Angst (1983) is a largely fictionalized dramatization of Werner Kniesek’s mass murders in St. Pölten, Austria, during the early winter of 1980. The film is a collaboration between director Gerald Kargl and cinematographer/editor Zbigniew Rybczyński. In writing Angst, Kargl and Rybczyński re-imagine the thriller as a piece of subjective interiority. This interiority exists abstractly; limited to the soundtrack of the film which, with but a few exceptions, is composed exclusively of the psychopath’s (Erwin Leder) inner monologue (rendered in voiceover) and Klaus Schulze’s avant-garde synth compositions.
Much of the tension in Angst is derived from this juxtaposition of subjectivity (sound) and objectivity (image). What is seen is often at odds with what is heard in the killer’s voiceover. The two are melded together thematically, linked by their explicit violence. As the killer tortures an elderly woman (Edith Rosset) on screen his voiceover recalls the many ways he himself was brutalized by his own mother. It is in this way that Angst immerses the spectator in the killer’s world; a world of violence, degradation and sexual frustration. It is a highly affective tactic on the part of Kargl and Rybczyński whose methodology disposes of rather than subverts genre expectations.
Typically in these kinds of thrillers the antagonist’s interior world, even when they are the central character of a film, is only glimpsed by the viewer.

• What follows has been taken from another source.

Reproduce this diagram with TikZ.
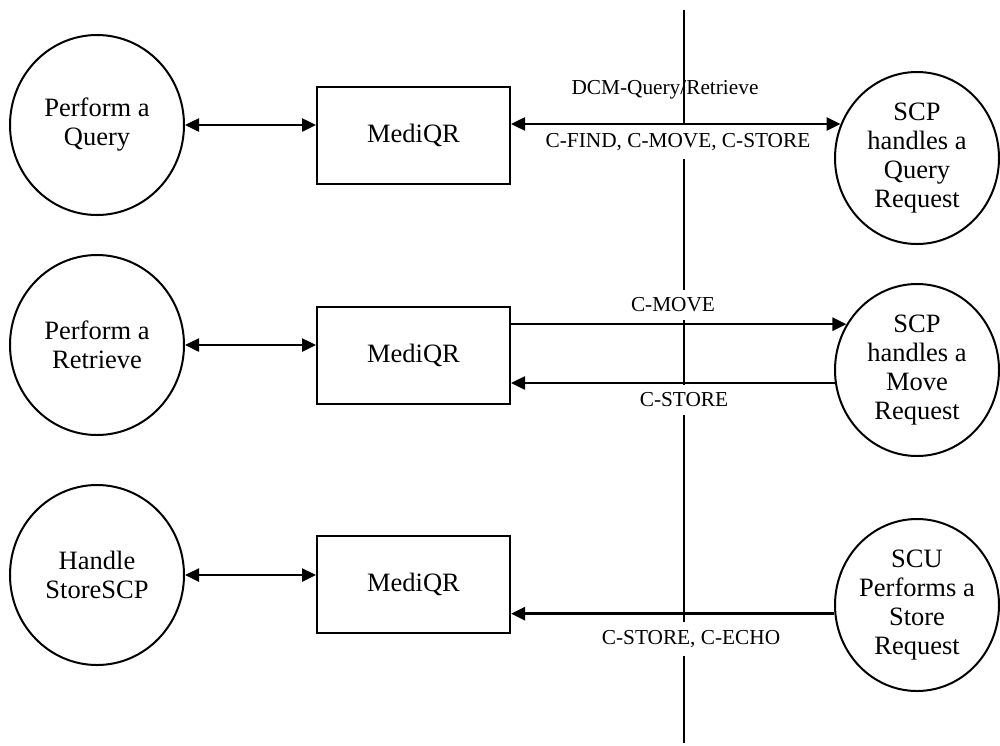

In Psycho (1960) Norman Bates’ subjective reality is suggested and discussed but only a handful of minutes during the film are devoted to placing the audience in his world. Angst does the opposite of this by forcing the viewer to live with the killer in the most intimate space that the cinema can create. Just like the slain family the audience is trapped and in a sense victimized by this psychotic murderer. Kargl and Rybczyński expect the viewer to reckon with the murderer’s motives and actions simultaneously and in real time.

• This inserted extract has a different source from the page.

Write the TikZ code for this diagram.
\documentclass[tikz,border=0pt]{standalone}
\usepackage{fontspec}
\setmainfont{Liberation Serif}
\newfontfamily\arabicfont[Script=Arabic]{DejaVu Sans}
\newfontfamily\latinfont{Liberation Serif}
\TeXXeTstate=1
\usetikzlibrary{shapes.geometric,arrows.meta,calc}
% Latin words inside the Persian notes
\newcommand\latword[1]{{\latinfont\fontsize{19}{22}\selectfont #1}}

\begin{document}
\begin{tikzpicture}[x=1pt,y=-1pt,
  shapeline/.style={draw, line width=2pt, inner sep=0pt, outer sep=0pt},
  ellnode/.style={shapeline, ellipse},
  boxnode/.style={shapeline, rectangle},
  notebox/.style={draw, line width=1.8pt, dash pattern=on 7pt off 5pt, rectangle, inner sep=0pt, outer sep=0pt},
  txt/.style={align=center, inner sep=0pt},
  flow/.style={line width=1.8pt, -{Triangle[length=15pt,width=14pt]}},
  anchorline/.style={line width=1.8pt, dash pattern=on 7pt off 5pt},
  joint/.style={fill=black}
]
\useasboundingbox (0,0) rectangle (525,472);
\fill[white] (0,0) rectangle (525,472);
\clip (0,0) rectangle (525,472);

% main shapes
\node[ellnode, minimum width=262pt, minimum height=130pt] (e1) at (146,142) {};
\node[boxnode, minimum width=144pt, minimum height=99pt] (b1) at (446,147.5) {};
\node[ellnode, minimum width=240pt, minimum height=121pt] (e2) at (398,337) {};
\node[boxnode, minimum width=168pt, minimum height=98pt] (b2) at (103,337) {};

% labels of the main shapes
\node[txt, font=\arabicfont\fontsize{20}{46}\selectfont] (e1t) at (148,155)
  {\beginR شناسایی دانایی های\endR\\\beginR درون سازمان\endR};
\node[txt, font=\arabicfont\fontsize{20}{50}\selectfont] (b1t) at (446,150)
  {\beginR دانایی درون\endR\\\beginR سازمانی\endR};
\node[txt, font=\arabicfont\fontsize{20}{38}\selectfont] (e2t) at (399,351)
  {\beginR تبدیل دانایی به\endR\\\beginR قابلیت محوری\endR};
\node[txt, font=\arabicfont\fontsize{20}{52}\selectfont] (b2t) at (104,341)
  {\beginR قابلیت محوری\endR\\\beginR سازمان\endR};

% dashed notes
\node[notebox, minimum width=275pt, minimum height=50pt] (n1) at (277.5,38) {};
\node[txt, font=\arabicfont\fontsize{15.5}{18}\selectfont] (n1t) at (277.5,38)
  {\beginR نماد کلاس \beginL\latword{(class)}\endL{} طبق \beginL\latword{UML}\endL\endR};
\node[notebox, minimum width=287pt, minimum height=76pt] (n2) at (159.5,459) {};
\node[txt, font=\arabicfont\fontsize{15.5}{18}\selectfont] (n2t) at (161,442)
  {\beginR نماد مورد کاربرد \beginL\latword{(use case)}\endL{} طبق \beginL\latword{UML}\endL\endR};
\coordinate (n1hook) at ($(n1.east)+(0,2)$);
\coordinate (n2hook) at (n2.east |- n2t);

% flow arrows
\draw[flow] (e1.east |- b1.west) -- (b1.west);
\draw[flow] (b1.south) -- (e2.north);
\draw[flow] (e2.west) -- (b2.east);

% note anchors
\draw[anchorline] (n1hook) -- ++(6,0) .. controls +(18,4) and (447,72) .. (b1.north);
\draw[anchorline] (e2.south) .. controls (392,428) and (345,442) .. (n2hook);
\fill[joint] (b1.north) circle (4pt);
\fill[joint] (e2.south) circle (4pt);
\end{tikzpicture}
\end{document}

Rybczyński’s visual agenda for Angst is comprised of two opposing impulses. On the one hand, such as when the killer flees through the woods or gets in a traffic accident, the camera adopts a cinéma vérité approach which grounds the action in a quasi-realist context as suggested by such a methodology. It is important to note that these moments deviate from the visual complex of the majority of the film and work as a kind of punctuation for those instances when the outside world or “reality” intrudes on the killer’s internal reveries. The bulk of Angst is photographed in a more expressionist style that utilizes high angled shots and cranes to create a distorted sense of space in the house of the victims. The look Rybczyński achieves is reminiscent of Vittorio Storaro’s work in Il conformista (1970) though Rybczyński’s aim is to reflect the killer’s subjective experience of an unknown space rather than to lose an assassin in his historical context.
Angst, designed as a full frontal assault on the viewer, has an intriguing kinship with the early films of Richard Kern, Lydia Lunch, and Nick Zedd. In the eighties shock tactics were the preferred method to startle viewers out of their complacency. However, unlike its distant relatives in the Transgressive Cinema movement, Angst isn’t so much an extension of Punk aesthetics as it is a perversion of art house aesthetics. As is the case with Brian De Palma, Kargl and Rybczyński are interested in bringing high art to the exploitation film. That is to say that by treating what would on paper be an exploitation film as something serious and artful the filmmakers are able to realize the full potential of such narratives thoughtfully if not transcendentally.
To this day Angst is still the most engaging and disturbing film about murder ever made. Part of that is due to the simplicity of its plot. What Kargl and Rybczyński reveal to the audience is only what matters to the killer. A more detailed context regarding the killer’s parole or experiences in prison would only obscure the image of the murderer and reduce Angst to something much more commonplace. As it is, Angst is a harrowing experience and an unflinching look into the eyes of the cruelest aspects of human nature.